** start of Supplied data **
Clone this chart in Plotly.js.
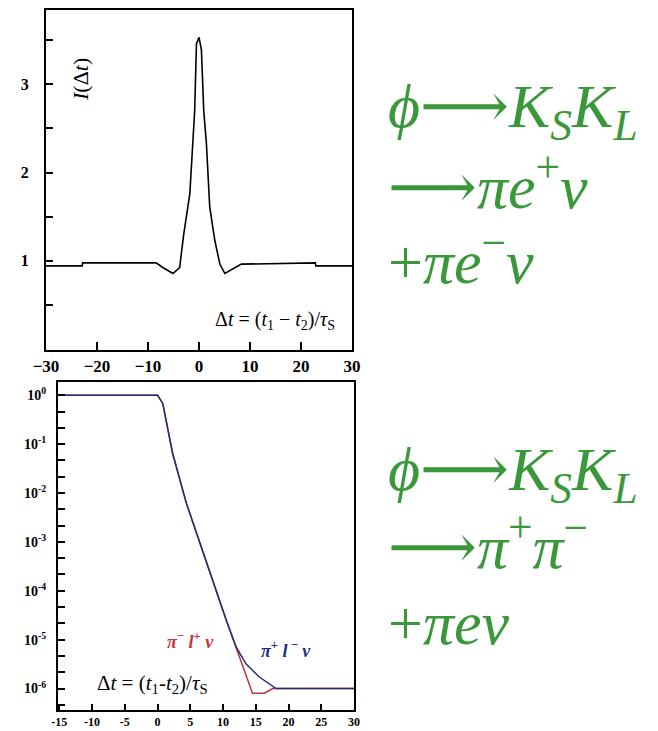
<!DOCTYPE html>
<html>
<head>
<meta charset="utf-8">
<script src="https://cdn.plot.ly/plotly-3.0.1.min.js"></script>
<style>
  html, body { margin: 0; padding: 0; background: #ffffff; }
  #chart { width: 658px; height: 731px; }
</style>
</head>
<body>
<div id="chart"></div>
<script>
// Upper panel: interference intensity I(Δt) for K_S K_L -> πeν + πeν
const dtTop = [-30, -22.9, -22.8, -8.4, -7.1, -5.1, -3.8, -3.0, -1.8, -1.4, -0.85, -0.5, 0, 0.47, 0.93, 1.45, 2.1, 3.1, 4.1, 5.07, 6.7, 8.3, 22.8, 22.9, 30];
const intensity = [0.943, 0.943, 0.977, 0.977, 0.924, 0.856, 0.924, 1.30, 1.76, 2.17, 2.70, 3.46, 3.53, 3.39, 2.70, 2.33, 1.61, 1.23, 0.96, 0.856, 0.906, 0.962, 0.977, 0.943, 0.943];

const topXTicks = [-30, -20, -10, 0, 10, 20, 30];
const topXLabels = ['−30', '−20', '−10', '0', '10', '20', '30'];
const topYTicks = [0.5, 1, 1.5, 2, 2.5, 3, 3.5];
const topYLabels = ['', '1', '', '2', '', '3', ''];

// Lower panel: decay-time distributions for π+π− + πeν
const dtBlue = [-15, 0, 0.8, 1.3, 2.3, 4.4, 6.4, 8.4, 10.5, 12.0, 13.5, 15.5, 18.1, 30];
const rateBlue = [1, 1, 0.68, 0.31, 0.065, 6.2e-3, 1.07e-3, 1.66e-4, 2.5e-5, 7.1e-6, 3.2e-6, 1.74e-6, 1.0e-6, 1.0e-6];
const dtRed = [-15, 0, 0.8, 1.3, 2.3, 4.4, 6.4, 8.4, 10.5, 12.0, 13.5, 14.5, 16.3, 17.6, 18.1, 30];
const rateRed = [1, 1, 0.68, 0.31, 0.065, 6.2e-3, 1.07e-3, 1.66e-4, 2.5e-5, 7.1e-6, 2.0e-6, 8.0e-7, 8.0e-7, 1.0e-6, 1.0e-6, 1.0e-6];

const botXTicks = [-15, -10, -5, 0, 5, 10, 15, 20, 25, 30];
const botXLabels = ['-15', '-10', '-5', '0', '5', '10', '15', '20', '25', '30'];
const decades = [0, -1, -2, -3, -4, -5, -6];

// log ticks: labelled decades plus two unlabelled ticks per decade
const botYTicks = [];
const botYLabels = [];
for (let e = 0; e >= -7; e--) {
  for (let k = 0; k < 3; k++) {
    const p = e - k / 3;
    if (p < -6.44 || p > 0.27) continue;
    botYTicks.push(Math.pow(10, p));
    botYLabels.push(k === 0 && decades.includes(e) ? '10<sup>' + (e === 0 ? '0' : '-' + (-e)) + '</sup>' : '');
  }
}

const green = '#3a983a';
const serif = '"Liberation Serif", "DejaVu Serif", serif';

const traces = [
  { x: dtTop, y: intensity, xaxis: 'x', yaxis: 'y', mode: 'lines',
    line: { color: '#000', width: 1.6 }, hoverinfo: 'skip' },
  { x: dtRed, y: rateRed, xaxis: 'x2', yaxis: 'y2', mode: 'lines',
    line: { color: '#c43434', width: 1.5 }, hoverinfo: 'skip' },
  { x: dtBlue, y: rateBlue, xaxis: 'x2', yaxis: 'y2', mode: 'lines',
    line: { color: '#252a7a', width: 1.5 }, hoverinfo: 'skip' }
];

const axisBase = {
  showline: true, mirror: true, linecolor: '#000', linewidth: 2,
  ticks: 'inside', tickcolor: '#000', tickwidth: 2, showgrid: false,
  zeroline: false, tickmode: 'array'
};

// text placed in figure pixels (from the top-left corner)
function label(px, py, text, size, color, xanchor) {
  return {
    xref: 'paper', yref: 'paper', x: px / 658, y: 1 - py / 731,
    xanchor: xanchor || 'center', yanchor: 'middle',
    text: text, showarrow: false,
    font: { family: serif, size: size, color: color }
  };
}

const layout = {
  width: 658, height: 731,
  margin: { l: 0, r: 0, t: 0, b: 0 },
  paper_bgcolor: '#fff', plot_bgcolor: '#fff',
  showlegend: false,
  xaxis: Object.assign({}, axisBase, {
    domain: [0.0699, 0.535], range: [-30, 30], anchor: 'y',
    tickvals: topXTicks, ticktext: topXLabels, ticklen: 8,
    tickfont: { family: serif, size: 17, color: '#000', weight: 'bold' }
  }),
  yaxis: Object.assign({}, axisBase, {
    domain: [0.5212, 0.9863], range: [-0.01, 3.84], anchor: 'x',
    tickvals: topYTicks, ticktext: topYLabels, ticklen: 7,
    ticklabelstandoff: 12,
    tickfont: { family: serif, size: 16, color: '#000', weight: 'bold' }
  }),
  xaxis2: Object.assign({}, axisBase, {
    domain: [0.0881, 0.538], range: [-15.2, 30], anchor: 'y2',
    tickvals: botXTicks, ticktext: botXLabels, ticklen: 6,
    ticklabelstandoff: 0,
    tickfont: { family: serif, size: 12, color: '#000', weight: 'bold' }
  }),
  yaxis2: Object.assign({}, axisBase, {
    domain: [0.0287, 0.4774], type: 'log', range: [-6.44, 0.27], anchor: 'x2',
    tickvals: botYTicks, ticktext: botYLabels, ticklen: 7,
    ticklabelstandoff: 7,
    tickfont: { family: serif, size: 14, color: '#000', weight: 'bold' }
  }),
  annotations: [
    Object.assign(label(80, 80, '<i>I</i>(Δ<i>t</i>)', 22, '#000'), { textangle: -90 }),
    label(275, 320, 'Δ<i>t</i> = (<i>t</i><sub>1</sub> − <i>t</i><sub>2</sub>)/<i>τ</i><sub>S</sub>', 20, '#000'),
    label(152, 684, 'Δ<i>t</i> = (<i>t</i><sub>1</sub>-<i>t</i><sub>2</sub>)/<i>τ</i><sub>S</sub>', 21, '#000'),
    label(190, 640, '<b><i>π</i><sup>−</sup> <i>l</i><sup>+</sup> <i>ν</i></b>', 18, '#c43434'),
    label(286, 649, '<b><i>π</i><sup>+</sup> <i>l</i><sup> −</sup> <i>ν</i></b>', 18, '#252a7a'),

    // decay chains
    label(386, 110, '<i>ϕ</i>⟶<i>K</i><sub><i>S</i></sub><i>K</i><sub><i>L</i></sub>', 62, green, 'left'),
    label(386, 182, '⟶<i>πe</i><sup>+</sup><i>ν</i>', 62, green, 'left'),
    label(386, 257, '+<i>πe</i><sup>−</sup><i>ν</i>', 62, green, 'left'),
    label(386, 473, '<i>ϕ</i>⟶<i>K</i><sub><i>S</i></sub><i>K</i><sub><i>L</i></sub>', 62, green, 'left'),
    label(386, 542, '⟶<i>π</i><sup>+</sup><i>π</i><sup>−</sup>', 62, green, 'left'),
    label(386, 623, '+<i>πeν</i>', 62, green, 'left')
  ]
};

Plotly.newPlot('chart', traces, layout, { staticPlot: true, displayModeBar: false });
</script>
</body>
</html>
** end of Supplied data **
## Instructions for the task
Omit the pictures and output all of the other material exactly.

## Final answer
Clone this chart in Plotly.js.
<!DOCTYPE html>
<html>
<head>
<meta charset="utf-8">
<script src="https://cdn.plot.ly/plotly-3.0.1.min.js"></script>
<style>
  html, body { margin: 0; padding: 0; background: #ffffff; }
  #chart { width: 658px; height: 731px; }
</style>
</head>
<body>
<div id="chart"></div>
<script>
// Upper panel: interference intensity I(Δt) for K_S K_L -> πeν + πeν
const dtTop = [-30, -22.9, -22.8, -8.4, -7.1, -5.1, -3.8, -3.0, -1.8, -1.4, -0.85, -0.5, 0, 0.47, 0.93, 1.45, 2.1, 3.1, 4.1, 5.07, 6.7, 8.3, 22.8, 22.9, 30];
const intensity = [0.943, 0.943, 0.977, 0.977, 0.924, 0.856, 0.924, 1.30, 1.76, 2.17, 2.70, 3.46, 3.53, 3.39, 2.70, 2.33, 1.61, 1.23, 0.96, 0.856, 0.906, 0.962, 0.977, 0.943, 0.943];

const topXTicks = [-30, -20, -10, 0, 10, 20, 30];
const topXLabels = ['−30', '−20', '−10', '0', '10', '20', '30'];
const topYTicks = [0.5, 1, 1.5, 2, 2.5, 3, 3.5];
const topYLabels = ['', '1', '', '2', '', '3', ''];

// Lower panel: decay-time distributions for π+π− + πeν
const dtBlue = [-15, 0, 0.8, 1.3, 2.3, 4.4, 6.4, 8.4, 10.5, 12.0, 13.5, 15.5, 18.1, 30];
const rateBlue = [1, 1, 0.68, 0.31, 0.065, 6.2e-3, 1.07e-3, 1.66e-4, 2.5e-5, 7.1e-6, 3.2e-6, 1.74e-6, 1.0e-6, 1.0e-6];
const dtRed = [-15, 0, 0.8, 1.3, 2.3, 4.4, 6.4, 8.4, 10.5, 12.0, 13.5, 14.5, 16.3, 17.6, 18.1, 30];
const rateRed = [1, 1, 0.68, 0.31, 0.065, 6.2e-3, 1.07e-3, 1.66e-4, 2.5e-5, 7.1e-6, 2.0e-6, 8.0e-7, 8.0e-7, 1.0e-6, 1.0e-6, 1.0e-6];

const botXTicks = [-15, -10, -5, 0, 5, 10, 15, 20, 25, 30];
const botXLabels = ['-15', '-10', '-5', '0', '5', '10', '15', '20', '25', '30'];
const decades = [0, -1, -2, -3, -4, -5, -6];

// log ticks: labelled decades plus two unlabelled ticks per decade
const botYTicks = [];
const botYLabels = [];
for (let e = 0; e >= -7; e--) {
  for (let k = 0; k < 3; k++) {
    const p = e - k / 3;
    if (p < -6.44 || p > 0.27) continue;
    botYTicks.push(Math.pow(10, p));
    botYLabels.push(k === 0 && decades.includes(e) ? '10<sup>' + (e === 0 ? '0' : '-' + (-e)) + '</sup>' : '');
  }
}

const green = '#3a983a';
const serif = '"Liberation Serif", "DejaVu Serif", serif';

const traces = [
  { x: dtTop, y: intensity, xaxis: 'x', yaxis: 'y', mode: 'lines',
    line: { color: '#000', width: 1.6 }, hoverinfo: 'skip' },
  { x: dtRed, y: rateRed, xaxis: 'x2', yaxis: 'y2', mode: 'lines',
    line: { color: '#c43434', width: 1.5 }, hoverinfo: 'skip' },
  { x: dtBlue, y: rateBlue, xaxis: 'x2', yaxis: 'y2', mode: 'lines',
    line: { color: '#252a7a', width: 1.5 }, hoverinfo: 'skip' }
];

const axisBase = {
  showline: true, mirror: true, linecolor: '#000', linewidth: 2,
  ticks: 'inside', tickcolor: '#000', tickwidth: 2, showgrid: false,
  zeroline: false, tickmode: 'array'
};

// text placed in figure pixels (from the top-left corner)
function label(px, py, text, size, color, xanchor) {
  return {
    xref: 'paper', yref: 'paper', x: px / 658, y: 1 - py / 731,
    xanchor: xanchor || 'center', yanchor: 'middle',
    text: text, showarrow: false,
    font: { family: serif, size: size, color: color }
  };
}

const layout = {
  width: 658, height: 731,
  margin: { l: 0, r: 0, t: 0, b: 0 },
  paper_bgcolor: '#fff', plot_bgcolor: '#fff',
  showlegend: false,
  xaxis: Object.assign({}, axisBase, {
    domain: [0.0699, 0.535], range: [-30, 30], anchor: 'y',
    tickvals: topXTicks, ticktext: topXLabels, ticklen: 8,
    tickfont: { family: serif, size: 17, color: '#000', weight: 'bold' }
  }),
  yaxis: Object.assign({}, axisBase, {
    domain: [0.5212, 0.9863], range: [-0.01, 3.84], anchor: 'x',
    tickvals: topYTicks, ticktext: topYLabels, ticklen: 7,
    ticklabelstandoff: 12,
    tickfont: { family: serif, size: 16, color: '#000', weight: 'bold' }
  }),
  xaxis2: Object.assign({}, axisBase, {
    domain: [0.0881, 0.538], range: [-15.2, 30], anchor: 'y2',
    tickvals: botXTicks, ticktext: botXLabels, ticklen: 6,
    ticklabelstandoff: 0,
    tickfont: { family: serif, size: 12, color: '#000', weight: 'bold' }
  }),
  yaxis2: Object.assign({}, axisBase, {
    domain: [0.0287, 0.4774], type: 'log', range: [-6.44, 0.27], anchor: 'x2',
    tickvals: botYTicks, ticktext: botYLabels, ticklen: 7,
    ticklabelstandoff: 7,
    tickfont: { family: serif, size: 14, color: '#000', weight: 'bold' }
  }),
  annotations: [
    Object.assign(label(80, 80, '<i>I</i>(Δ<i>t</i>)', 22, '#000'), { textangle: -90 }),
    label(275, 320, 'Δ<i>t</i> = (<i>t</i><sub>1</sub> − <i>t</i><sub>2</sub>)/<i>τ</i><sub>S</sub>', 20, '#000'),
    label(152, 684, 'Δ<i>t</i> = (<i>t</i><sub>1</sub>-<i>t</i><sub>2</sub>)/<i>τ</i><sub>S</sub>', 21, '#000'),
    label(190, 640, '<b><i>π</i><sup>−</sup> <i>l</i><sup>+</sup> <i>ν</i></b>', 18, '#c43434'),
    label(286, 649, '<b><i>π</i><sup>+</sup> <i>l</i><sup> −</sup> <i>ν</i></b>', 18, '#252a7a'),

    // decay chains
    label(386, 110, '<i>ϕ</i>⟶<i>K</i><sub><i>S</i></sub><i>K</i><sub><i>L</i></sub>', 62, green, 'left'),
    label(386, 182, '⟶<i>πe</i><sup>+</sup><i>ν</i>', 62, green, 'left'),
    label(386, 257, '+<i>πe</i><sup>−</sup><i>ν</i>', 62, green, 'left'),
    label(386, 473, '<i>ϕ</i>⟶<i>K</i><sub><i>S</i></sub><i>K</i><sub><i>L</i></sub>', 62, green, 'left'),
    label(386, 542, '⟶<i>π</i><sup>+</sup><i>π</i><sup>−</sup>', 62, green, 'left'),
    label(386, 623, '+<i>πeν</i>', 62, green, 'left')
  ]
};

Plotly.newPlot('chart', traces, layout, { staticPlot: true, displayModeBar: false });
</script>
</body>
</html>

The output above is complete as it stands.